Recrawling data in range of ~1 mln links requires pretty good technical capability which we happen to have. Alex outlined the full process and data files for anyone to check the data for themselves:
Step 1: Search for searchengineland.com in Site Explorer
Step 2. Create Advanced Report for searchengineland.com in fresh index using our system, download all data using default settings to exclude known deleted links, mentions but allowing links marked as nofollow (we’ve created download file with data here: http://tinyurl.com/majesticseotestfile1 – 25 MB compressed )
Step 3. Extract unique backlinks from that big file (download:http://tinyurl.com/majesticseotestfile2 )
Step 4. This is where one needs to recrawl nearly 1 mln urls, parse HTML correctly, build backlinks index to extract data again in order to check how many links still present – competent level of TECHNICAL EXPERTISE REQUIRED!
Step 5: We used our newly built index with this data to create same CSV file as in step 1 (download file here: http://tinyurl.com/majesticseotestfile3 )
Step 6: count number of unique ref pages in the file above (download results here -http://tinyurl.com/majesticseotestfile4 )
(in case anyone was interested, the final ratio of unique LIVE links still present turned out to be = 91%!)
I hope the clarity of showing every “First found” date, Every “Last seen” date and – where it has been deleted “Link lost” date will save everyone having to go through such a tortuous process themselves and that these dates will help to clarify that our data is unquestionably clean.
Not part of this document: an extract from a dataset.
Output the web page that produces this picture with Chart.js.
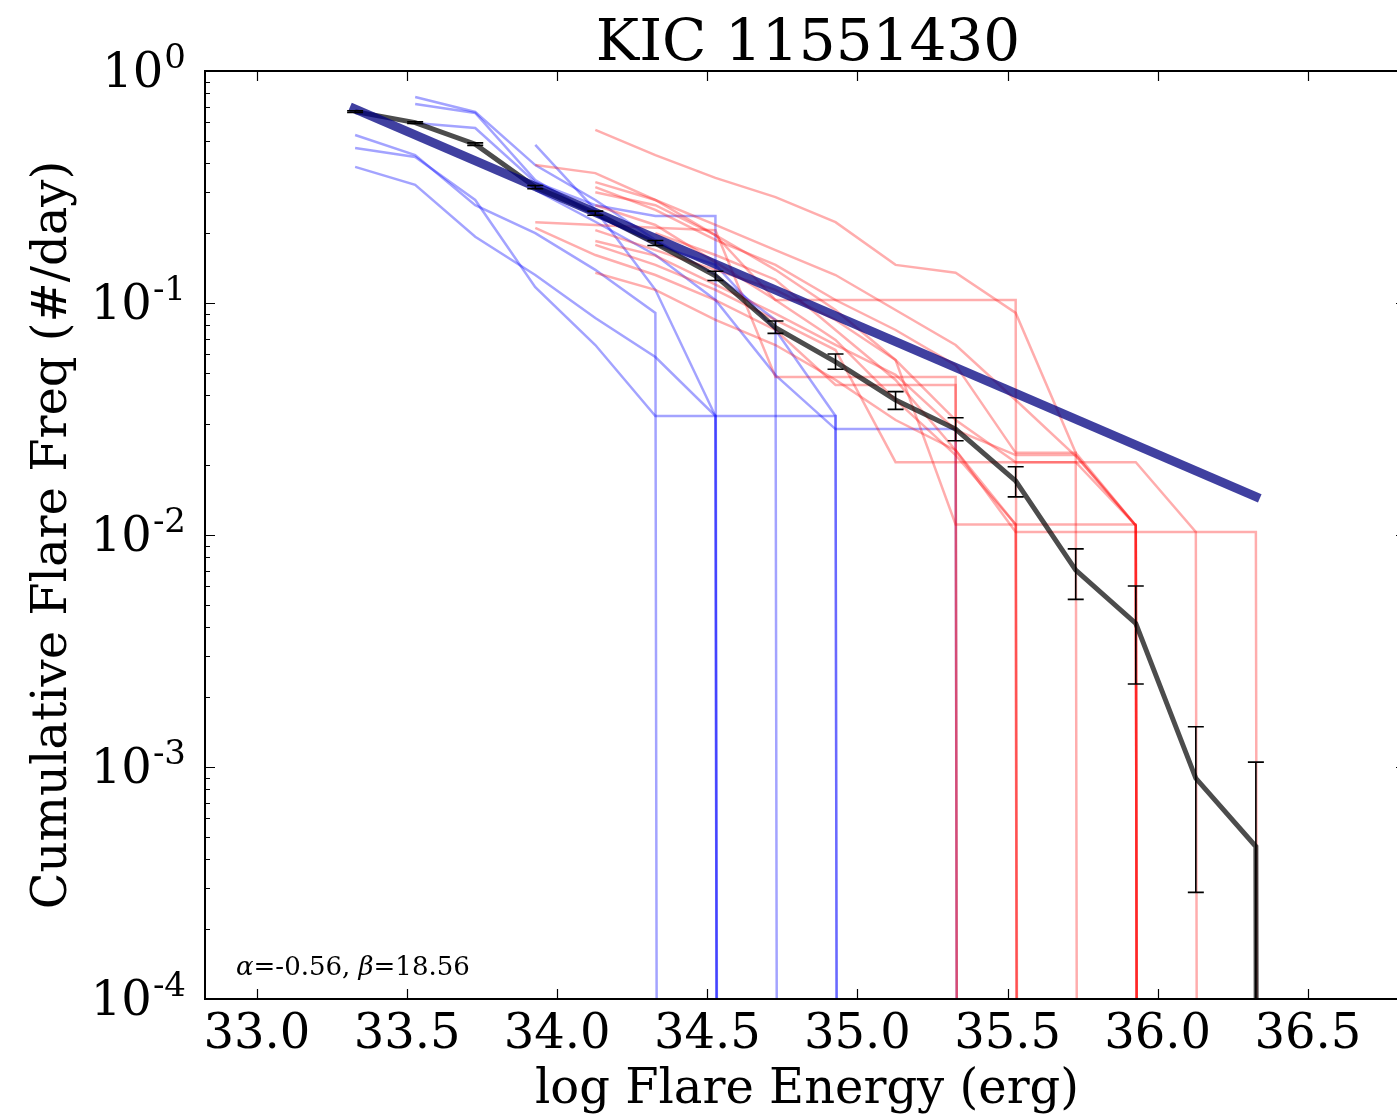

We feel this is about as legitimate and transparent as we can get.
Of course, even 91% is not perfect for everyone, so we have a number of partners who have built significant added value on top of our link data. Some of these partners recrawl the source URLs and not only verify the links regularly, but can also index the content or other areas of the page. Example partners are rotated here. Majestic SEO, however, remains the Largest, Fastest, Freshest and now Cleanest full link map on the Internet.